Even in the soothing sceneries of the Italy achieved with a lovely cinematography by Martin Ruhe, there is a hand of simplicity. In the whole scheme of the film, this nature of being there and not becoming a great statement or trying to make one moulds this predictable twists into forgiving ones. We are not bothered by the end of this man but the story of his intrigues us. Death is at every corner in this stone road town and his day runs by with watchful eyes and restless walks. While his job demands this, for some reason I believe Jack did it without fear of death when he began his career and now he does with every bit of his heart.


Bombay Belle said...

Your review is so tragically good that it makes the film sound better than it is! Had I read your review, I'd actually have more expectation out of this terrible movie.
All in all the plot lacked essence, at the end I thought to myself... what was the point of this? The parts that put me off the most were tasteless sex scenes. There was no art to full frontal nudity. I'm all for a tasteful bare butt thrown in here and there, even a bare boob. They made it worse by showing the actual sex. It was vulgar, not beautiful.
The frequent nudity was thrown in there to keep the viewer engaged. Actually, it did the trick. I remember more about George Clooney going down on the hooker than I do him arranging bullets or drinking coffee or reading the paper?
I'll give you one thing though, the end scene was immaculately done. I was floored. How Clooney bangs the steering wheel, the look of betrayal when he finds out that he was shot and how his bloody hands reach out towards the windshield so close to touching his lady love. Sigh. Now if only the rest of the film was this moving, I would have loved it.
The American makes Easy A look like film of the year.

Ashok said...

I delved on your reaction towards the sex scene in the film. Off the whole film, that did not stick to my mind to be honest as it finished it purpose right after the scene when Clooney's Edward stating "I am not here to give pleasure but to get it" and Clara replying "May be I am good at pretending". There has to be a connection made out there in their romance and that out there does it. While I have been pretty conservative opinions in unnecessary use of explicit scenes, it did not occur to me out here.

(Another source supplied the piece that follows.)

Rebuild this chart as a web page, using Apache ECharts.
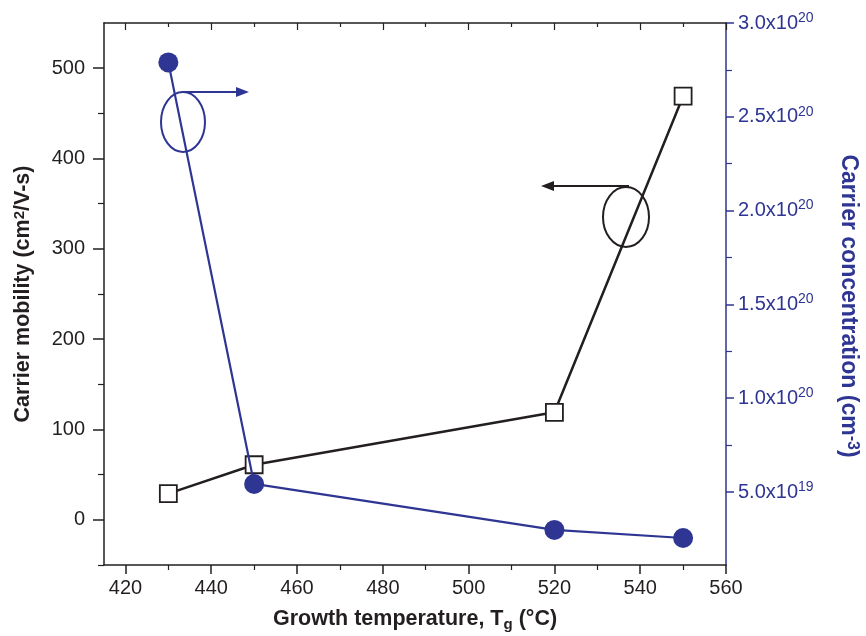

"The American" is a film like "No Country for Old Men" which has a precision in every scene. Coen brothers does an immaculate job in that film in presentation that I forgot about the people. It is a film I admire but not completely love though I am getting into the groove of Coens' direction. "The American" falls in the same category. It does not serve a purpose or plot but a simple short story with punctuating scenes and apt shots of the locale of Italy. I can see why people dislike it but I am little surprised for your strong dislike :-). But then again, after "Inception" we have to disagree strongly on something :-P. Here it goes :-).